* Aim of the exercise *
Copy out exactly the lines from the first line of the material below through the line containing "cost is\nthe single\nlargest", and nothing beyond them.
====== Provided material ======
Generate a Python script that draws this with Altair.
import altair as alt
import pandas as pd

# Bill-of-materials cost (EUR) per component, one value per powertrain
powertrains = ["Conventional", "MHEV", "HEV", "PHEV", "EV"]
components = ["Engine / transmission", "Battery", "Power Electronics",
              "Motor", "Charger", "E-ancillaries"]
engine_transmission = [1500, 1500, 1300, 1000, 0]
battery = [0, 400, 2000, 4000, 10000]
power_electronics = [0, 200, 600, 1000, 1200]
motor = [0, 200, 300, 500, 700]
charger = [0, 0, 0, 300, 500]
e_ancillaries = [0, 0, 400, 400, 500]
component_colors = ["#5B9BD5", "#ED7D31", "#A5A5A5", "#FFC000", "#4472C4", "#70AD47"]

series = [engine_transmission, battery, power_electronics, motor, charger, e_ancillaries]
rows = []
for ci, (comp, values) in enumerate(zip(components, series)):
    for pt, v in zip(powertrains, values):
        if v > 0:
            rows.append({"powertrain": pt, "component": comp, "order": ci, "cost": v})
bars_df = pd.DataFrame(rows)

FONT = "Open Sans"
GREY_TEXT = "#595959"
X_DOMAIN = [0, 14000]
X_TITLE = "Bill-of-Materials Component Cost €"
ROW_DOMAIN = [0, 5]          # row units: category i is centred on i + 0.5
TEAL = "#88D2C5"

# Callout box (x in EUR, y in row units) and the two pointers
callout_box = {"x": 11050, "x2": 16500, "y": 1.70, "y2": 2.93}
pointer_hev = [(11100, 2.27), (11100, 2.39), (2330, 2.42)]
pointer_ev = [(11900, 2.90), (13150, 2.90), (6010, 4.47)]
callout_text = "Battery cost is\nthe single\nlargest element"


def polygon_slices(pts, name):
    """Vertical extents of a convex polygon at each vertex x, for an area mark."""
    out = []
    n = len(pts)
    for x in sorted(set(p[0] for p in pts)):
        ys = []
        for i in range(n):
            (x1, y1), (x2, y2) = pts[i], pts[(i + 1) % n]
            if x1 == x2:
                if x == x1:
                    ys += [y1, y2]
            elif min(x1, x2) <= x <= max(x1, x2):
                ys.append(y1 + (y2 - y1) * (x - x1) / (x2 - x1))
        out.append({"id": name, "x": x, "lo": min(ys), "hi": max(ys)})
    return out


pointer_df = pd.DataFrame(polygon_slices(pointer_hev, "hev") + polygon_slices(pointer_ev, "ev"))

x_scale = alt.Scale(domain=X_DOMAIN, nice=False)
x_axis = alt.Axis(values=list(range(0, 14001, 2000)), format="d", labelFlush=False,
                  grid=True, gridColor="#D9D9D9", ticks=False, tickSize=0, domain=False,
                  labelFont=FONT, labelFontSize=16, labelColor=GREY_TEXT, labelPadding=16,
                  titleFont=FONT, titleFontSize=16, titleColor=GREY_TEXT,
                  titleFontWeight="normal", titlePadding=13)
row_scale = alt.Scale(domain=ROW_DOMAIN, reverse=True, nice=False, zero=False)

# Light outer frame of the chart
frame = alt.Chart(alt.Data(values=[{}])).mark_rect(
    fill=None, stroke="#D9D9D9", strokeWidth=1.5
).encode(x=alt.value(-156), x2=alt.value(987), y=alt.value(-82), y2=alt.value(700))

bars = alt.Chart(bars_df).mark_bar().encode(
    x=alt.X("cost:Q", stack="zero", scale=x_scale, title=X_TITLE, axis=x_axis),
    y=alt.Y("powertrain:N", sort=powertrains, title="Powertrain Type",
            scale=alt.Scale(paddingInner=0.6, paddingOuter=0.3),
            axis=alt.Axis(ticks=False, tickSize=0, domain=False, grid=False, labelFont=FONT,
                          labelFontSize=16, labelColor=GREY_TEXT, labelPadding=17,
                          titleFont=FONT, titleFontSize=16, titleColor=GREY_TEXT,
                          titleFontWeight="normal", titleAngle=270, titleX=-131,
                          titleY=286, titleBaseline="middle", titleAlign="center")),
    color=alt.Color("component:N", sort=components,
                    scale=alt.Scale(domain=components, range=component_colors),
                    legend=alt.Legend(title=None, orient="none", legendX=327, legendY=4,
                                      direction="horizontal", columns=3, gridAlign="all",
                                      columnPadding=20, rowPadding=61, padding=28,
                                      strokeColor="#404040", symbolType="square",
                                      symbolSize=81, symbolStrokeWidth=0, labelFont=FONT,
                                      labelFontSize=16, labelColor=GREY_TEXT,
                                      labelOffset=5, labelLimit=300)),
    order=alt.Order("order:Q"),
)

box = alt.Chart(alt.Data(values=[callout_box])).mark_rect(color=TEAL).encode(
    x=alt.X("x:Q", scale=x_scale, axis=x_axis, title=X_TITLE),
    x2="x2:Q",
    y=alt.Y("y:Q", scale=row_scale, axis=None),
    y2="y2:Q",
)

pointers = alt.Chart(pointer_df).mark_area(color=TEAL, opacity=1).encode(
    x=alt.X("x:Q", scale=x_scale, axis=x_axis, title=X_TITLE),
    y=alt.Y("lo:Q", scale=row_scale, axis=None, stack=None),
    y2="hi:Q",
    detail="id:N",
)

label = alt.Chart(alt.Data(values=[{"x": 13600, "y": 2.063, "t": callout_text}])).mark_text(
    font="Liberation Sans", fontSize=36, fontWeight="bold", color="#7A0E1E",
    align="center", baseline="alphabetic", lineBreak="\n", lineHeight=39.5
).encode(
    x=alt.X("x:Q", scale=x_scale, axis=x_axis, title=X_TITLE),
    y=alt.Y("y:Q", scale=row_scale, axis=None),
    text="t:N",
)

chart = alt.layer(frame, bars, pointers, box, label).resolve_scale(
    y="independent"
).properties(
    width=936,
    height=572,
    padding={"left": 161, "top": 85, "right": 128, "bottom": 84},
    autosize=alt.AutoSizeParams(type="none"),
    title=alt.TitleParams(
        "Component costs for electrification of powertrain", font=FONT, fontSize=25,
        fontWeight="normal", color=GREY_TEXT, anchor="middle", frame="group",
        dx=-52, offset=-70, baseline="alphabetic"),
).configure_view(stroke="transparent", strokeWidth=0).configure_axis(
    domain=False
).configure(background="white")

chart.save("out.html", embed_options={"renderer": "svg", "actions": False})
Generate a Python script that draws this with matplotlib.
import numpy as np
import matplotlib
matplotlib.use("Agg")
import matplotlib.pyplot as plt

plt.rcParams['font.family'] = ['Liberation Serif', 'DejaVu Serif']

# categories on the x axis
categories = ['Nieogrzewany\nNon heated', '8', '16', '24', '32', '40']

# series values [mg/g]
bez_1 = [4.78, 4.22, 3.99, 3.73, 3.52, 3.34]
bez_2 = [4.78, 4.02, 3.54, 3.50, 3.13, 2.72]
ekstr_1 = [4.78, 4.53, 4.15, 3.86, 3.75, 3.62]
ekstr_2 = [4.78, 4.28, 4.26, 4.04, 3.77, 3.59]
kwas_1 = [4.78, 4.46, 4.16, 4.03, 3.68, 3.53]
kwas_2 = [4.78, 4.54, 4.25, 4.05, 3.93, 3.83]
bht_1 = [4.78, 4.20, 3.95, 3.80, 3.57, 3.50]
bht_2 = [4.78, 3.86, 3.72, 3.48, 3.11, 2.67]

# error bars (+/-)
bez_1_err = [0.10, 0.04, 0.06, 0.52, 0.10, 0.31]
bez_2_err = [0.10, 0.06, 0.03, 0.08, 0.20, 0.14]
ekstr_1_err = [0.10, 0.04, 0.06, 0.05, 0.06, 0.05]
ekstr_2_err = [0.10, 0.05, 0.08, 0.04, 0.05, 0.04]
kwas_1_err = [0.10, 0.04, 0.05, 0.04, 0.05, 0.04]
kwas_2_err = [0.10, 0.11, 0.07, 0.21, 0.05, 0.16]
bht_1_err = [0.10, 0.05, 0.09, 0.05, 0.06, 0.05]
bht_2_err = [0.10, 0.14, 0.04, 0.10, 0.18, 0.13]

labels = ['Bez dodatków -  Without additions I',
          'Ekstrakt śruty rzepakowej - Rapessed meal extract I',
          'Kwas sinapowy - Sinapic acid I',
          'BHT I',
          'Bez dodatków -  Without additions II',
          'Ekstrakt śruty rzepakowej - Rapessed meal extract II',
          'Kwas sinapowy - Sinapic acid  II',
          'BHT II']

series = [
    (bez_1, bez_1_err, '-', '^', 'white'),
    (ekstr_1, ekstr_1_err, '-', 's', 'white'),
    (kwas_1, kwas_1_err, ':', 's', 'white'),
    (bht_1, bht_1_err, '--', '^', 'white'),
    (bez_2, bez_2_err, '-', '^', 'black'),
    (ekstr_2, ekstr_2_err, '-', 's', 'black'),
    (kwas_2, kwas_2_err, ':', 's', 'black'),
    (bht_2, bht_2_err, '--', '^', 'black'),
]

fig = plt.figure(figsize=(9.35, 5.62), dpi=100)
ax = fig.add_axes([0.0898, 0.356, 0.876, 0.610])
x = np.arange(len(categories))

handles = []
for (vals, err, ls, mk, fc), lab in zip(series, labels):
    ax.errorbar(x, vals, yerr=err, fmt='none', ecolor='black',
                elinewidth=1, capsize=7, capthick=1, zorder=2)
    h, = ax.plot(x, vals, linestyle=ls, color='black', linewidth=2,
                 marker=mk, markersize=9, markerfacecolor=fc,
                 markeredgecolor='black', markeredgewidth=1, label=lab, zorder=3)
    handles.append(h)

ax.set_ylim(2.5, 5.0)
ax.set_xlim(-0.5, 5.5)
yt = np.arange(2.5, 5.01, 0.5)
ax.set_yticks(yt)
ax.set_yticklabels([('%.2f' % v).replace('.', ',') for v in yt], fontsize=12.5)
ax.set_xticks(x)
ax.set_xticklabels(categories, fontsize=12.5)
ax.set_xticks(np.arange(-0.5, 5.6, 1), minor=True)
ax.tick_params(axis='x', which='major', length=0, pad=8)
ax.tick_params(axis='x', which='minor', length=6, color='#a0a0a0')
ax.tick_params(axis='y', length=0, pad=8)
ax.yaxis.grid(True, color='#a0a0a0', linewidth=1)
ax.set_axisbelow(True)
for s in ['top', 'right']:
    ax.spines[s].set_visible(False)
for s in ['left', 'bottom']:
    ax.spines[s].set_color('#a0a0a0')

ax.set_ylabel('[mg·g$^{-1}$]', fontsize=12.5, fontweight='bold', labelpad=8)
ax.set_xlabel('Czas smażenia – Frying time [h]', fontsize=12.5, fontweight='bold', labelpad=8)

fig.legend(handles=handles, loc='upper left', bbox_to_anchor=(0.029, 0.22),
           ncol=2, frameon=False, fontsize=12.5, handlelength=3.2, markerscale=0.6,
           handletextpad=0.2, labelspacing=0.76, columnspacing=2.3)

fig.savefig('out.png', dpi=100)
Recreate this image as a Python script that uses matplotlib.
======
* Solution to this exercise *
Generate a Python script that draws this with Altair.
import altair as alt
import pandas as pd

# Bill-of-materials cost (EUR) per component, one value per powertrain
powertrains = ["Conventional", "MHEV", "HEV", "PHEV", "EV"]
components = ["Engine / transmission", "Battery", "Power Electronics",
              "Motor", "Charger", "E-ancillaries"]
engine_transmission = [1500, 1500, 1300, 1000, 0]
battery = [0, 400, 2000, 4000, 10000]
power_electronics = [0, 200, 600, 1000, 1200]
motor = [0, 200, 300, 500, 700]
charger = [0, 0, 0, 300, 500]
e_ancillaries = [0, 0, 400, 400, 500]
component_colors = ["#5B9BD5", "#ED7D31", "#A5A5A5", "#FFC000", "#4472C4", "#70AD47"]

series = [engine_transmission, battery, power_electronics, motor, charger, e_ancillaries]
rows = []
for ci, (comp, values) in enumerate(zip(components, series)):
    for pt, v in zip(powertrains, values):
        if v > 0:
            rows.append({"powertrain": pt, "component": comp, "order": ci, "cost": v})
bars_df = pd.DataFrame(rows)

FONT = "Open Sans"
GREY_TEXT = "#595959"
X_DOMAIN = [0, 14000]
X_TITLE = "Bill-of-Materials Component Cost €"
ROW_DOMAIN = [0, 5]          # row units: category i is centred on i + 0.5
TEAL = "#88D2C5"

# Callout box (x in EUR, y in row units) and the two pointers
callout_box = {"x": 11050, "x2": 16500, "y": 1.70, "y2": 2.93}
pointer_hev = [(11100, 2.27), (11100, 2.39), (2330, 2.42)]
pointer_ev = [(11900, 2.90), (13150, 2.90), (6010, 4.47)]
callout_text = "Battery cost is\nthe single\nlargest element"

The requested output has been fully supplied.